Factors such as speed, chaos, noise, etc. all have to be controlled for when you want to use the brushes to your desired effect, which is what allows you to create all of the different shapes and effects seen above.

The reason why it's compatible with Photoshop and Clip studio is because the layouts are similar, and both programs accommodate these layers that I work in.

So all in all, it's been a fantastic week for me. Unfortunately, my animation mentor's computer broke this week! Resultantly, not much got done in that area, but the best part about my project is that there are so many things that I can be working on at once! So in the case where animations, or illustrations can't be done, there's always something like score composition or storyboarding and layout that I can work on.

Thank you so much following along, and I hope you enjoy playing and experimenting with the Flame Painter demo, (hopefully you'll see why its such an addictive art software to me!)

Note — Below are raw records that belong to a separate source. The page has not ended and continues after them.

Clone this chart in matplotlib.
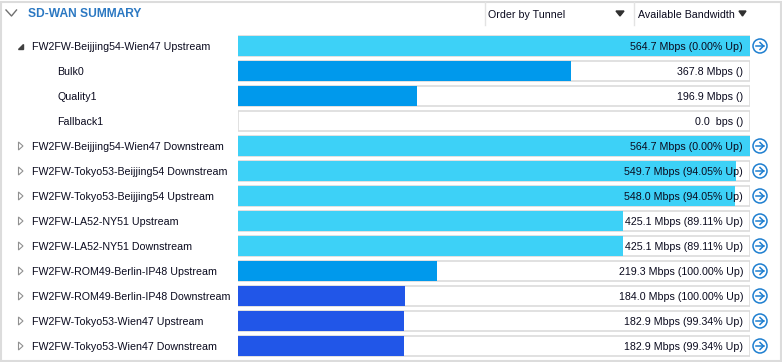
#!/usr/bin/env python3

import matplotlib
matplotlib.use("Agg")
import matplotlib.pyplot as plt
from matplotlib.patches import Circle, Polygon, Rectangle

W, H = 782, 362
ROW_TOP = 46
ROW_STEP = 25
BAR_H = 20

names = [
    "FW2FW-Beijjing54-Wien47 Upstream", "Bulk0", "Quality1", "Fallback1",
    "FW2FW-Beijjing54-Wien47 Downstream", "FW2FW-Tokyo53-Beijjing54 Downstream",
    "FW2FW-Tokyo53-Beijjing54 Upstream", "FW2FW-LA52-NY51 Upstream",
    "FW2FW-LA52-NY51 Downstream", "FW2FW-ROM49-Berlin-IP48 Upstream",
    "FW2FW-ROM49-Berlin-IP48 Downstream", "FW2FW-Tokyo53-Wien47 Upstream",
    "FW2FW-Tokyo53-Wien47 Downstream",
]
values = [564.7, 367.8, 196.9, 0.0, 564.7, 549.7, 548.0, 425.1, 425.1, 219.3, 184.0, 182.9, 182.9]
labels = [
    "564.7 Mbps (0.00% Up)", "367.8 Mbps ()", "196.9 Mbps ()", "0.0  bps ()",
    "564.7 Mbps (0.00% Up)", "549.7 Mbps (94.05% Up)", "548.0 Mbps (94.05% Up)",
    "425.1 Mbps (89.11% Up)", "425.1 Mbps (89.11% Up)", "219.3 Mbps (100.00% Up)",
    "184.0 Mbps (100.00% Up)", "182.9 Mbps (99.34% Up)", "182.9 Mbps (99.34% Up)",
]
colors = [
    "#3DD1F7", "#0099EC", "#0099EC", "#0099EC", "#3DD1F7", "#3DD1F7", "#3DD1F7",
    "#3DD1F7", "#3DD1F7", "#0099EC", "#2156E8", "#2156E8", "#2156E8",
]
children = [False, True, True, True] + [False] * 9

plt.rcParams["font.family"] = ["Liberation Sans", "DejaVu Sans"]
TEXT = "#0A0A1E"
FS = 7.7
TEXT_DY = 0.8

fig = plt.figure(figsize=(W / 100, H / 100), dpi=100, facecolor="white")

# pixel canvas for the window chrome and row captions
bg = fig.add_axes([0, 0, 1, 1])
bg.set_xlim(0, W)
bg.set_ylim(H, 0)
bg.axis("off")

bg.add_patch(Rectangle((0.5, 1.5), W - 2, H - 3, fc="white", ec="#DCDCDC", lw=1.5))
bg.plot([6, 11.5, 16.5], [10, 16, 10], color="#707070", lw=1)
bg.text(28, 14, "SD-WAN SUMMARY", color="#2B78C2", fontsize=8.65, fontweight="bold",
        va="center", ha="left")
bg.plot([484.5, 484.5], [2, 25], color="#E3E3E3", lw=1)
bg.plot([633.5, 633.5], [2, 25], color="#E3E3E3", lw=1)
bg.text(488, 14.5, "Order by Tunnel", color=TEXT, fontsize=FS, va="center")
bg.text(638, 14.5, "Available Bandwidth", color=TEXT, fontsize=FS, va="center")
bg.add_patch(Polygon([(616, 11), (624, 11), (620, 16)], color="#303030"))
bg.add_patch(Polygon([(739, 11), (746, 11), (742.5, 16)], color="#303030"))

for i, name in enumerate(names):
    y = ROW_TOP + i * ROW_STEP
    if children[i]:
        bg.text(57, y + TEXT_DY, name, color=TEXT, fontsize=FS, va="center", ha="left")
        continue
    bg.text(32, y + TEXT_DY, name, color=TEXT, fontsize=FS, va="center", ha="left")
    if i == 0:
        bg.add_patch(Polygon([(18, y + 2.5), (23, y + 2.5), (23, y - 2.5)], color="#404040"))
    else:
        bg.add_patch(Polygon([(18.5, y - 4), (18.5, y + 4), (23, y)], fc="white", ec="#909090", lw=0.8))
    cx = 760
    bg.add_patch(Circle((cx, y), 7, fc="white", ec="#1E7FD0", lw=1.1))
    bg.plot([cx - 4, cx + 3.5], [y, y], color="#1E7FD0", lw=1.1)
    bg.plot([cx, cx + 3.5, cx], [y - 3.5, y, y + 3.5], color="#1E7FD0", lw=1.1)

# the bars live in their own axes, scaled so the largest value fills the track
ax = fig.add_axes([238 / W, 0, 512 / W, 1])
ax.patch.set_alpha(0)
ax.set_xlim(0, max(values))
ax.set_ylim((H - ROW_TOP) / ROW_STEP, -ROW_TOP / ROW_STEP)
ax.axis("off")

rows = list(range(len(values)))
ax.barh(rows, [max(values)] * len(rows), height=BAR_H / ROW_STEP, color="white",
        edgecolor="#DCDCDC", linewidth=1.2)
ax.barh(rows, values, height=BAR_H / ROW_STEP, color=colors)
for r, label in zip(rows, labels):
    ax.annotate(label, (max(values), r), xytext=(-5, -TEXT_DY * 0.72), textcoords="offset points",
                ha="right", va="center", fontsize=FS, color=TEXT)

fig.savefig("out.png", dpi=100)
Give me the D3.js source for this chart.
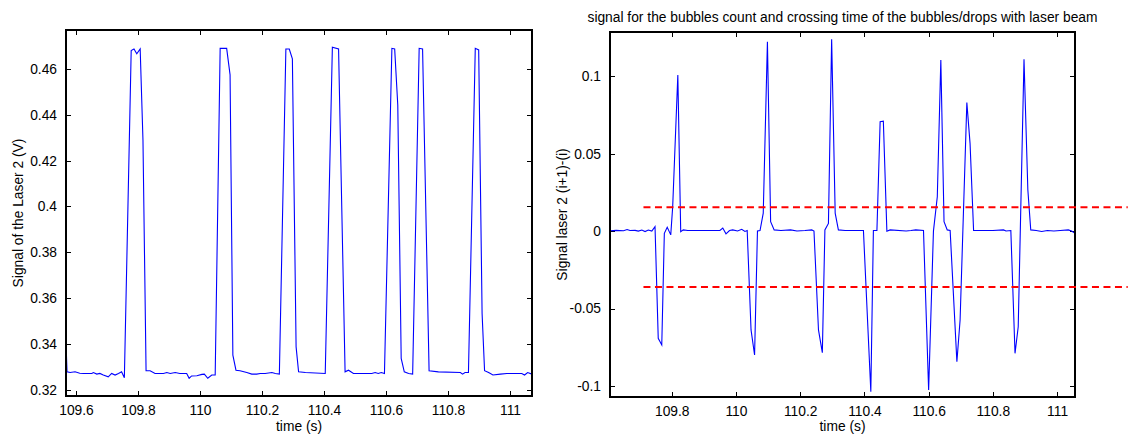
<!DOCTYPE html>
<html lang="en">
<head>
  <meta charset="UTF-8">
  <title>Laser 2 signal and bubble crossing</title>
  <script src="https://d3js.org/d3.v7.min.js"></script>
  <style>
    body {
      margin: 0;
      background: #ffffff;
      font-family: "Liberation Sans", Arial, sans-serif;
    }
    svg {
      background-color: #ffffff;
    }
    .axis path {
      display: none;
    }
    .axis line {
      stroke: #000;
      shape-rendering: crispEdges;
    }
    .axis text {
      font-size: 13.8px;
      fill: #000;
      font-family: "Liberation Sans", Arial, sans-serif;
    }
    .frame {
      fill: none;
      stroke: #000;
      stroke-width: 1.2;
      shape-rendering: crispEdges;
    }
    .trace {
      fill: none;
      stroke: #0000ff;
      stroke-width: 1.1;
    }
    .threshold {
      fill: none;
      stroke: #ff0000;
      stroke-width: 2;
      stroke-dasharray: 7,4.5;
    }
    .label {
      font-size: 13.8px;
      fill: #000;
    }
  </style>
</head>
<body>
<script>
  // left panel: raw laser signal
  const leftTime = [
    109.568, 109.571, 109.581, 109.597, 109.612, 109.624, 109.640, 109.651, 109.656, 109.667,
    109.677, 109.688, 109.704, 109.715, 109.726, 109.737, 109.747, 109.756, 109.778, 109.787,
    109.796, 109.807, 109.816, 109.826, 109.839, 109.855, 109.870, 109.882, 109.893, 109.904,
    109.920, 109.935, 109.957, 109.965, 109.973, 109.990, 110.006, 110.014, 110.025, 110.038,
    110.049, 110.065, 110.086, 110.097, 110.106, 110.116, 110.129, 110.151, 110.167, 110.183,
    110.194, 110.210, 110.232, 110.243, 110.256, 110.277, 110.288, 110.298, 110.310, 110.318,
    110.340, 110.404, 110.427, 110.447, 110.468, 110.479, 110.495, 110.554, 110.565, 110.575,
    110.585, 110.595, 110.619, 110.628, 110.638, 110.649, 110.659, 110.673, 110.686, 110.707,
    110.718, 110.739, 110.769, 110.840, 110.847, 110.855, 110.866, 110.888, 110.899, 110.910,
    110.918, 110.931, 110.945, 110.969, 110.990, 111.038, 111.047, 111.057, 111.071
  ];
  const leftSignal = [
    0.3395, 0.3278, 0.3275, 0.3278, 0.3272, 0.3271, 0.3271, 0.3271, 0.3275, 0.3268,
    0.3271, 0.3264, 0.3256, 0.3271, 0.3264, 0.3271, 0.3278, 0.3252, 0.4680, 0.4687,
    0.4666, 0.4687, 0.4290, 0.3283, 0.3283, 0.3271, 0.3271, 0.3271, 0.3275, 0.3271,
    0.3275, 0.3271, 0.3271, 0.3250, 0.3260, 0.3261, 0.3267, 0.3268, 0.3250, 0.3264,
    0.3264, 0.4690, 0.4690, 0.4574, 0.3351, 0.3285, 0.3283, 0.3275, 0.3268, 0.3268,
    0.3271, 0.3271, 0.3275, 0.3271, 0.3268, 0.4687, 0.4687, 0.4644, 0.3387, 0.3278,
    0.3275, 0.3271, 0.4695, 0.4687, 0.3278, 0.3285, 0.3271, 0.3271, 0.3275, 0.3271,
    0.3275, 0.3271, 0.4690, 0.4687, 0.4443, 0.3337, 0.3278, 0.3271, 0.3268, 0.4690,
    0.4687, 0.3283, 0.3278, 0.3275, 0.3268, 0.3275, 0.3275, 0.4690, 0.4683, 0.3533,
    0.3283, 0.3275, 0.3264, 0.3268, 0.3271, 0.3271, 0.3264, 0.3275, 0.3268
  ];

  // right panel: difference signal (i+1)-(i)
  const rightTime = [
    109.608, 109.627, 109.650, 109.661, 109.670, 109.686, 109.696, 109.707, 109.717, 109.727,
    109.738, 109.748, 109.758, 109.769, 109.777, 109.786, 109.797, 109.803, 109.819, 109.828,
    109.836, 109.850, 109.880, 109.950, 109.959, 109.969, 109.980, 109.990, 110.005, 110.018,
    110.028, 110.035, 110.047, 110.058, 110.067, 110.075, 110.085, 110.098, 110.108, 110.119,
    110.140, 110.170, 110.190, 110.215, 110.236, 110.243, 110.257, 110.269, 110.277, 110.288,
    110.298, 110.309, 110.319, 110.340, 110.397, 110.420, 110.428, 110.439, 110.449, 110.459,
    110.470, 110.480, 110.530, 110.545, 110.560, 110.584, 110.600, 110.615, 110.627, 110.638,
    110.648, 110.658, 110.667, 110.688, 110.698, 110.719, 110.729, 110.740, 110.800, 110.833,
    110.841, 110.856, 110.869, 110.879, 110.897, 110.909, 110.918, 110.935, 110.952, 110.970,
    110.990, 111.010, 111.035, 111.045, 111.056
  ];
  const rightDiff = [
    0.0003, 0.0005, 0.0003, 0.0010, 0.0004, 0.0005, 0.0000, 0.0007, -0.0003, 0.0007,
    0.0000, 0.0029, -0.0692, -0.0735, -0.0014, 0.0025, -0.0024, 0.0158, 0.1008, -0.0004,
    0.0008, 0.0004, 0.0004, 0.0004, 0.0020, -0.0017, 0.0004, 0.0008, 0.0001, 0.0012,
    -0.0002, 0.0004, -0.0638, -0.0800, 0.0001, 0.0004, 0.0116, 0.1223, 0.0061, 0.0008,
    0.0004, 0.0008, 0.0001, 0.0004, 0.0008, 0.0001, -0.0638, -0.0785, 0.0008, 0.0050,
    0.1239, 0.0116, 0.0008, 0.0004, 0.0004, -0.1037, 0.0004, 0.0004, 0.0707, 0.0710,
    0.0000, 0.0008, 0.0001, 0.0004, 0.0008, 0.0004, -0.1026, 0.0000, 0.0222, 0.1105,
    0.0061, 0.0008, 0.0004, -0.0843, -0.0574, 0.0830, 0.0567, 0.0004, 0.0004, 0.0008,
    0.0001, 0.0004, -0.0789, -0.0617, 0.1110, 0.0266, 0.0008, 0.0004, -0.0002, 0.0004,
    0.0001, 0.0004, 0.0008, 0.0001, -0.0014
  ];

  // detection thresholds (red dashed) and the time span they are drawn over
  const thresholds = [0.0155, -0.036];
  const thresholdSpan = [109.712, 111.22];

  const leftXTicks = [109.6, 109.8, 110, 110.2, 110.4, 110.6, 110.8, 111];
  const leftYTicks = [0.32, 0.34, 0.36, 0.38, 0.4, 0.42, 0.44, 0.46];
  const rightXTicks = [109.8, 110, 110.2, 110.4, 110.6, 110.8, 111];
  const rightYTicks = [-0.1, -0.05, 0, 0.05, 0.1];

  const width = 1129;
  const height = 437;
  const fmt = d => String(+d.toFixed(4));

  const svg = d3.select("body").append("svg")
    .attr("width", width)
    .attr("height", height);

  function drawPanel(cfg) {
    const x = d3.scaleLinear().domain(cfg.xDomain).range([cfg.left, cfg.right]);
    const y = d3.scaleLinear().domain(cfg.yDomain).range([cfg.bottom, cfg.top]);
    const g = svg.append("g");

    g.append("clipPath")
      .attr("id", cfg.id + "-clip")
      .append("rect")
      .attr("x", cfg.left)
      .attr("y", cfg.top)
      .attr("width", cfg.right - cfg.left)
      .attr("height", cfg.bottom - cfg.top);

    // inward ticks on all four sides
    g.append("g").attr("class", "axis")
      .attr("transform", `translate(0,${cfg.bottom})`)
      .call(d3.axisBottom(x).tickValues(cfg.xTicks).tickFormat(fmt).tickSizeInner(-5).tickSizeOuter(0).tickPadding(9));
    g.append("g").attr("class", "axis")
      .attr("transform", `translate(0,${cfg.top})`)
      .call(d3.axisTop(x).tickValues(cfg.xTicks).tickFormat("").tickSizeInner(-5).tickSizeOuter(0));
    g.append("g").attr("class", "axis")
      .attr("transform", `translate(${cfg.left},0)`)
      .call(d3.axisLeft(y).tickValues(cfg.yTicks).tickFormat(fmt).tickSizeInner(-5).tickSizeOuter(0).tickPadding(9));
    g.append("g").attr("class", "axis")
      .attr("transform", `translate(${cfg.right},0)`)
      .call(d3.axisRight(y).tickValues(cfg.yTicks).tickFormat("").tickSizeInner(-5).tickSizeOuter(0));

    const line = d3.line()
      .x(d => x(d[0]))
      .y(d => y(d[1]));

    g.append("path")
      .datum(d3.zip(cfg.time, cfg.values))
      .attr("class", "trace")
      .attr("clip-path", `url(#${cfg.id}-clip)`)
      .attr("d", line);

    g.append("rect")
      .attr("class", "frame")
      .attr("x", cfg.left)
      .attr("y", cfg.top)
      .attr("width", cfg.right - cfg.left)
      .attr("height", cfg.bottom - cfg.top);

    g.append("text")
      .attr("class", "label")
      .attr("x", (cfg.left + cfg.right) / 2)
      .attr("y", 431)
      .attr("text-anchor", "middle")
      .text("time (s)");

    g.append("text")
      .attr("class", "label")
      .attr("transform", `translate(${cfg.left - 43},${(cfg.top + cfg.bottom) / 2}) rotate(-90)`)
      .attr("text-anchor", "middle")
      .text(cfg.yLabel);

    return { x, y, g };
  }

  drawPanel({
    id: "left",
    left: 66, right: 532, top: 30, bottom: 396,
    xDomain: [109.5677, 111.071],
    yDomain: [0.31725, 0.477],
    xTicks: leftXTicks,
    yTicks: leftYTicks,
    time: leftTime,
    values: leftSignal,
    yLabel: "Signal of the Laser 2 (V)"
  });

  const right = drawPanel({
    id: "right",
    left: 610, right: 1075, top: 32, bottom: 397,
    xDomain: [109.6078, 111.0558],
    yDomain: [-0.1071, 0.1286],
    xTicks: rightXTicks,
    yTicks: rightYTicks,
    time: rightTime,
    values: rightDiff,
    yLabel: "Signal laser 2 (i+1)-(i)"
  });

  // threshold lines are not clipped, they run past the right frame
  right.g.selectAll(".threshold")
    .data(thresholds)
    .join("line")
    .attr("class", "threshold")
    .attr("x1", right.x(thresholdSpan[0]))
    .attr("x2", right.x(thresholdSpan[1]))
    .attr("y1", d => right.y(d))
    .attr("y2", d => right.y(d));

  svg.append("text")
    .attr("class", "label")
    .attr("x", (610 + 1075) / 2)
    .attr("y", 21.5)
    .attr("text-anchor", "middle")
    .text("signal for the bubbles count and crossing time of the bubbles/drops with laser beam");
</script>
</body>
</html>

Enjoy your weekend, I look forward to talking with you guys again!

~Keanan~

Tuesday, March 8, 2016

Spring Break

Hello,
Sorry I was not able to post over the weekend. I was in New York for the majority of last week for college tours and interviews. It was an amazing experience, but unfortunately I was left with little time to further my project, and my general lack of internet access made it difficult to make any posts.
So basically I am taking this week, which would have been my 'spring break', and applying it retroactively to last week.

I have a lot of work planned for this week, and I can't wait to share all of it with you.